──────── Material provided ────────

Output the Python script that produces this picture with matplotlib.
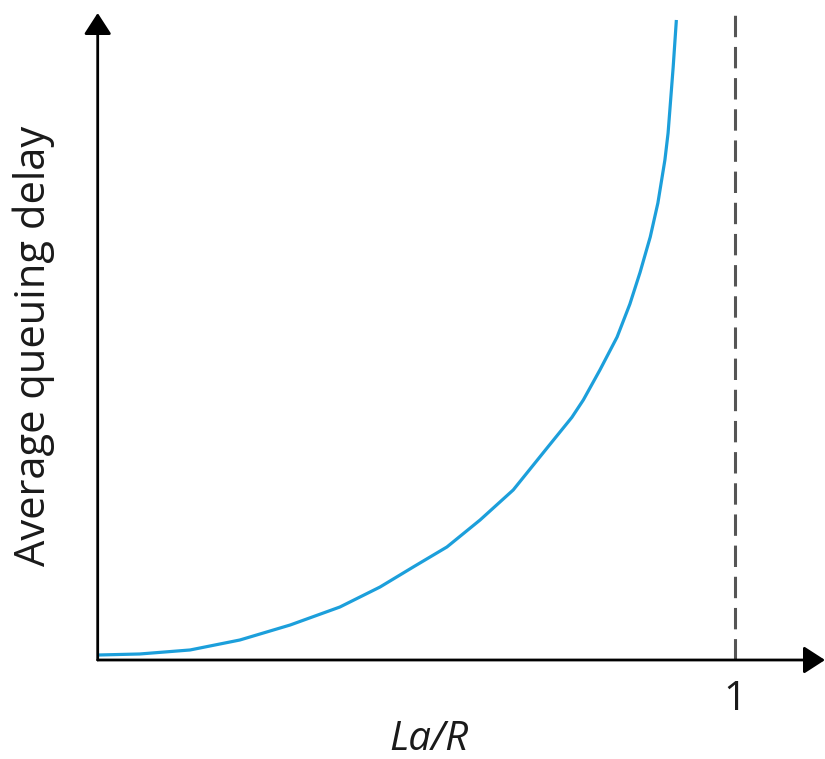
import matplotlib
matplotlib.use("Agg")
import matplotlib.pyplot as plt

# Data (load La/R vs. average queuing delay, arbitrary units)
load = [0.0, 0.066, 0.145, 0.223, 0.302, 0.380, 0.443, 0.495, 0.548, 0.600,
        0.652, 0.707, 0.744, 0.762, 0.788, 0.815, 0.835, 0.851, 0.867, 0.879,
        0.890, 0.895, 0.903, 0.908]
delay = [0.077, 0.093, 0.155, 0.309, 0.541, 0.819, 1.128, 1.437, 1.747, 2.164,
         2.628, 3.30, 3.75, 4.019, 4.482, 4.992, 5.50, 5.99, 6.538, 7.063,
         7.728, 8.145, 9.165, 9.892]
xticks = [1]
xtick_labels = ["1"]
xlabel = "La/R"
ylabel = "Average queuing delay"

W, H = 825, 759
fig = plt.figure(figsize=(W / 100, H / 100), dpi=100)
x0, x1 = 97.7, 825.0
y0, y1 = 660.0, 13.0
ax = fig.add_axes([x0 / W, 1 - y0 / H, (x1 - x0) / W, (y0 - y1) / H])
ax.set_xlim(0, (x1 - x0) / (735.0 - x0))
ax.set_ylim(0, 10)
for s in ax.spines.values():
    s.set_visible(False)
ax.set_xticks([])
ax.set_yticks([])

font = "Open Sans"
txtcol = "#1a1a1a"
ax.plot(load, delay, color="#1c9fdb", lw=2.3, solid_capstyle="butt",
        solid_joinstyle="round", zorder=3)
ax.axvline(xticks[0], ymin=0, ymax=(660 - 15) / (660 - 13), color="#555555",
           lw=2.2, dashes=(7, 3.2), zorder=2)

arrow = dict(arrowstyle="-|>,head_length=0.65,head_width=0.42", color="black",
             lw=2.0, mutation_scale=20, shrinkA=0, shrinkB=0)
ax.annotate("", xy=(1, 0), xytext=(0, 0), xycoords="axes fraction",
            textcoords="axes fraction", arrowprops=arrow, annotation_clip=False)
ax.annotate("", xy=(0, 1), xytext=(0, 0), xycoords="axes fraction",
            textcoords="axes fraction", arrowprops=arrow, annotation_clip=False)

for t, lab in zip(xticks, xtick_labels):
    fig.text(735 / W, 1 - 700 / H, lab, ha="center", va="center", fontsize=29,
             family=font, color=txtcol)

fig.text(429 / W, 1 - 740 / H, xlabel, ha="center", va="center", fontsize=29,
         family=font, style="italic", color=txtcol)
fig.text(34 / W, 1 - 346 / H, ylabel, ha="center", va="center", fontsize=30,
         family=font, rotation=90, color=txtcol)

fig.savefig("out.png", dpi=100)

────────

Goal: Copy each line in full and exactly, omitting any picture.

Solved exercise:
Output the Python script that produces this picture with matplotlib.
import matplotlib
matplotlib.use("Agg")
import matplotlib.pyplot as plt

# Data (load La/R vs. average queuing delay, arbitrary units)
load = [0.0, 0.066, 0.145, 0.223, 0.302, 0.380, 0.443, 0.495, 0.548, 0.600,
        0.652, 0.707, 0.744, 0.762, 0.788, 0.815, 0.835, 0.851, 0.867, 0.879,
        0.890, 0.895, 0.903, 0.908]
delay = [0.077, 0.093, 0.155, 0.309, 0.541, 0.819, 1.128, 1.437, 1.747, 2.164,
         2.628, 3.30, 3.75, 4.019, 4.482, 4.992, 5.50, 5.99, 6.538, 7.063,
         7.728, 8.145, 9.165, 9.892]
xticks = [1]
xtick_labels = ["1"]
xlabel = "La/R"
ylabel = "Average queuing delay"

W, H = 825, 759
fig = plt.figure(figsize=(W / 100, H / 100), dpi=100)
x0, x1 = 97.7, 825.0
y0, y1 = 660.0, 13.0
ax = fig.add_axes([x0 / W, 1 - y0 / H, (x1 - x0) / W, (y0 - y1) / H])
ax.set_xlim(0, (x1 - x0) / (735.0 - x0))
ax.set_ylim(0, 10)
for s in ax.spines.values():
    s.set_visible(False)
ax.set_xticks([])
ax.set_yticks([])

font = "Open Sans"
txtcol = "#1a1a1a"
ax.plot(load, delay, color="#1c9fdb", lw=2.3, solid_capstyle="butt",
        solid_joinstyle="round", zorder=3)
ax.axvline(xticks[0], ymin=0, ymax=(660 - 15) / (660 - 13), color="#555555",
           lw=2.2, dashes=(7, 3.2), zorder=2)

arrow = dict(arrowstyle="-|>,head_length=0.65,head_width=0.42", color="black",
             lw=2.0, mutation_scale=20, shrinkA=0, shrinkB=0)
ax.annotate("", xy=(1, 0), xytext=(0, 0), xycoords="axes fraction",
            textcoords="axes fraction", arrowprops=arrow, annotation_clip=False)
ax.annotate("", xy=(0, 1), xytext=(0, 0), xycoords="axes fraction",
            textcoords="axes fraction", arrowprops=arrow, annotation_clip=False)

for t, lab in zip(xticks, xtick_labels):
    fig.text(735 / W, 1 - 700 / H, lab, ha="center", va="center", fontsize=29,
             family=font, color=txtcol)

fig.text(429 / W, 1 - 740 / H, xlabel, ha="center", va="center", fontsize=29,
         family=font, style="italic", color=txtcol)
fig.text(34 / W, 1 - 346 / H, ylabel, ha="center", va="center", fontsize=30,
         family=font, rotation=90, color=txtcol)

fig.savefig("out.png", dpi=100)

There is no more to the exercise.